* [What is required] Return each line that holds the word "chart".

################

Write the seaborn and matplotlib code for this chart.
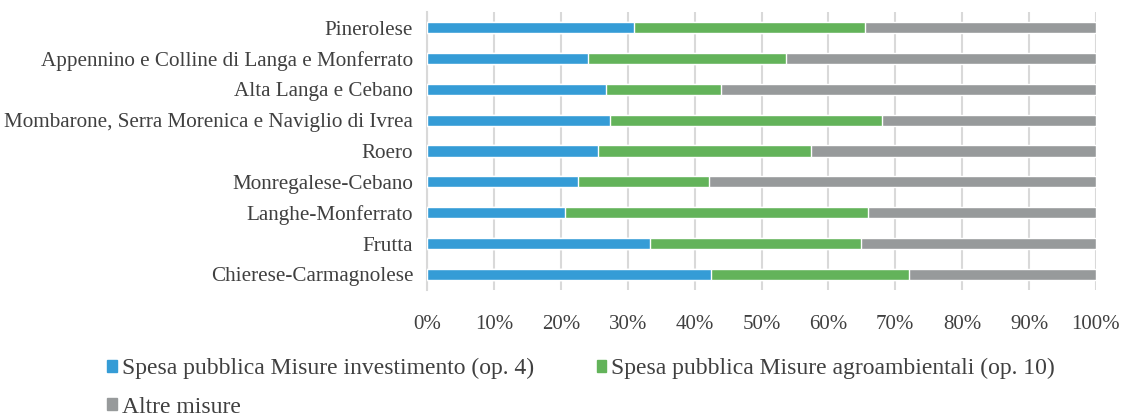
import matplotlib
matplotlib.use("Agg")
import matplotlib.pyplot as plt
import matplotlib.patches as mpatches
import seaborn as sns
import pandas as pd

# dati (quote % per area)
aree = [
    "Pinerolese",
    "Appennino e Colline di Langa e Monferrato",
    "Alta Langa e Cebano",
    "Mombarone, Serra Morenica e Naviglio di Ivrea",
    "Roero",
    "Monregalese-Cebano",
    "Langhe-Monferrato",
    "Frutta",
    "Chierese-Carmagnolese",
]
investimento = [30.9, 24.0, 26.8, 27.4, 25.5, 22.6, 20.6, 33.3, 42.5]
agroambientali = [34.6, 29.7, 17.1, 40.6, 31.9, 19.6, 45.3, 31.6, 29.5]
altre = [34.5, 46.3, 56.1, 32.0, 42.6, 57.8, 34.1, 35.1, 28.0]

serie = [
    "Spesa pubblica Misure investimento (op. 4)",
    "Spesa pubblica Misure agroambientali (op. 10)",
    "Altre misure",
]
colori = ["#359CD6", "#63B35A", "#979A9B"]

df = pd.DataFrame({"area": aree, "inv": investimento, "agro": agroambientali, "altre": altre})
df["c1"] = df["inv"]
df["c2"] = df["inv"] + df["agro"]
df["c3"] = df["c2"] + df["altre"]

sns.set_style("white")
plt.rcParams["font.family"] = ["Liberation Serif", "DejaVu Serif"]

fig = plt.figure(figsize=(11.22, 4.17), dpi=100)
ax = fig.add_axes([0.3806, 0.305, 0.5962, 0.666])

# barre cumulate, dalla piu lunga alla piu corta
for col, c in zip(["c3", "c2", "c1"], colori[::-1]):
    sns.barplot(data=df, y="area", x=col, orient="h", color=c, width=0.36,
                saturation=1, ax=ax, zorder=3)

ax.set_xlim(0, 100)
ax.set_xticks(range(0, 101, 10))
ax.set_xticklabels([f"{v}%" for v in range(0, 101, 10)], fontsize=15, color="#404040")
ax.tick_params(axis="y", labelsize=15.2, labelcolor="#404040", length=0, pad=10)
ax.tick_params(axis="x", length=0, pad=18)
ax.set_xlabel("")
ax.set_ylabel("")
ax.grid(axis="x", color="#D9D9D9", linewidth=1.5, zorder=0)
ax.set_axisbelow(True)
for s in ["top", "right", "bottom"]:
    ax.spines[s].set_visible(False)
ax.spines["left"].set_color("#D9D9D9")
ax.spines["left"].set_linewidth(1.5)

handles = [mpatches.Patch(color=c, label=s) for c, s in zip(colori, serie)]
order = [0, 2, 1]
fig.legend([handles[i] for i in order], [serie[i] for i in order], ncol=2,
           loc="upper left", bbox_to_anchor=(0.085, 0.17), frameon=False,
           fontsize=17, labelcolor="#404040", handlelength=0.42, handleheight=0.42,
           handletextpad=0.2, columnspacing=2.65, labelspacing=0.75, borderpad=0)

fig.savefig("out.png", dpi=100)
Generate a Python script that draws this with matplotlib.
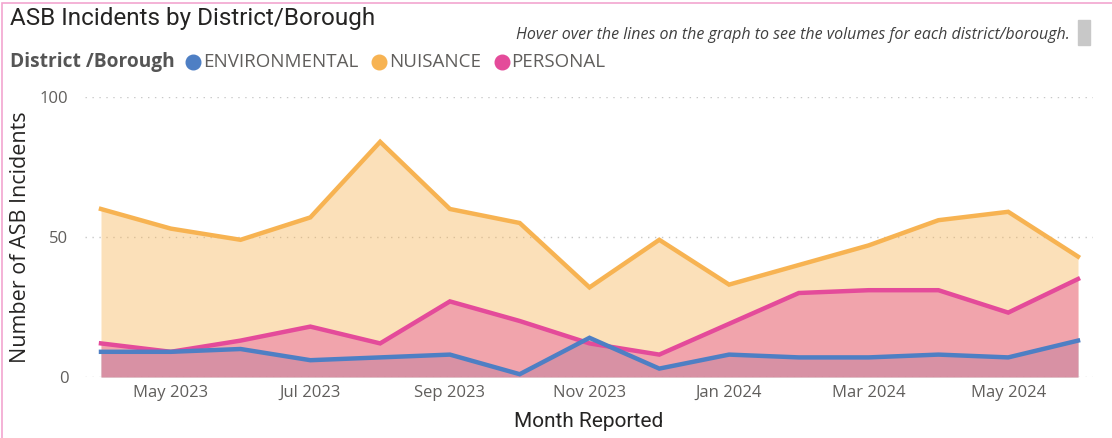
import matplotlib.pyplot as plt
from matplotlib.lines import Line2D
from matplotlib.patches import Rectangle

# values
months = ["Apr 2023", "May 2023", "Jun 2023", "Jul 2023", "Aug 2023", "Sep 2023",
          "Oct 2023", "Nov 2023", "Dec 2023", "Jan 2024", "Feb 2024", "Mar 2024",
          "Apr 2024", "May 2024", "Jun 2024"]
environmental = [9, 9, 10, 6, 7, 8, 1, 14, 3, 8, 7, 7, 8, 7, 13]
nuisance = [60, 53, 49, 57, 84, 60, 55, 32, 49, 33, 40, 47, 56, 59, 43]
personal = [12, 9, 13, 18, 12, 27, 20, 12, 8, 19, 30, 31, 31, 23, 35]
y_ticks = [0, 50, 100]

C_ENV = "#4E7FC4"
C_NUI = "#F7B352"
C_PER = "#E44B9A"

fig = plt.figure(figsize=(11.12, 4.38), dpi=100)
ax = fig.add_axes([85 / 1112, 1 - 377 / 438, (1093 - 85) / 1112, 280 / 438])

x = list(range(len(months)))

# overlapping (not stacked) areas
for vals, c in [(environmental, C_ENV), (nuisance, C_NUI), (personal, C_PER)]:
    ax.fill_between(x, 0, vals, color=c, alpha=0.4, linewidth=0)
for vals, c in [(nuisance, C_NUI), (personal, C_PER), (environmental, C_ENV)]:
    ax.plot(x, vals, color=c, linewidth=3.2, solid_joinstyle="miter", clip_on=False)

ax.set_xlim(-16 / 69.8, 14 + 15 / 69.8)
ax.set_ylim(0, 100)
ax.set_yticks(y_ticks)
ax.set_xticks(x[1::2])
ax.set_xticklabels(months[1::2])
ax.tick_params(length=0, labelsize=12, labelcolor="#605E5C")
ax.tick_params(axis="y", pad=12)
ax.tick_params(axis="x", pad=6)
for lbl in ax.get_xticklabels() + ax.get_yticklabels():
    lbl.set_family("Open Sans")
ax.grid(axis="y", color="#C8C8C8", linestyle=(0, (1, 4)), linewidth=1)
ax.set_axisbelow(True)
for s in ax.spines.values():
    s.set_visible(False)

ax.set_ylabel("Number of ASB Incidents", fontsize=15.5, family="Open Sans",
              color="#252423", labelpad=6)
ax.set_xlabel("Month Reported", fontsize=15, family="Roboto",
              color="#252423", labelpad=8)

# title, hint text and legend
fig.text(10 / 1112, 1 - 18 / 438, "ASB Incidents by District/Borough", fontsize=17.5,
         family="Roboto", color="#252423", va="center")
fig.text(1070 / 1112, 1 - 35 / 438,
         "Hover over the lines on the graph to see the volumes for each district/borough.",
         fontsize=11.5, family="Open Sans", style="italic", color="#404040",
         ha="right", va="center")
fig.add_artist(Rectangle((1078 / 1112, 1 - 45 / 438), 12 / 1112, 25 / 438,
                         transform=fig.transFigure, color="#C8C8C8"))

ly = 1 - 62 / 438
fig.text(10 / 1112, ly, "District /Borough", fontsize=13.8, family="Open Sans",
         weight="bold", color="#555555", va="center")
for cx, tx, name, c in [(193, 203, "ENVIRONMENTAL", C_ENV),
                        (379, 389, "NUISANCE", C_NUI),
                        (502, 511, "PERSONAL", C_PER)]:
    fig.add_artist(Line2D([cx / 1112], [ly], marker="o", markersize=10.5,
                          color=c, transform=fig.transFigure))
    fig.text(tx / 1112, ly, name, fontsize=13.5, family="Open Sans",
             color="#605E5C", va="center")

# pink frame
fig.add_artist(Rectangle((2 / 1112, -0.01), 1.1, 1 - 3 / 438 + 0.01,
                         transform=fig.transFigure, fill=False,
                         edgecolor="#F2A6CF", linewidth=1.2))

fig.savefig("out.png", dpi=100)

################

* [Written answer]
Write the seaborn and matplotlib code for this chart.

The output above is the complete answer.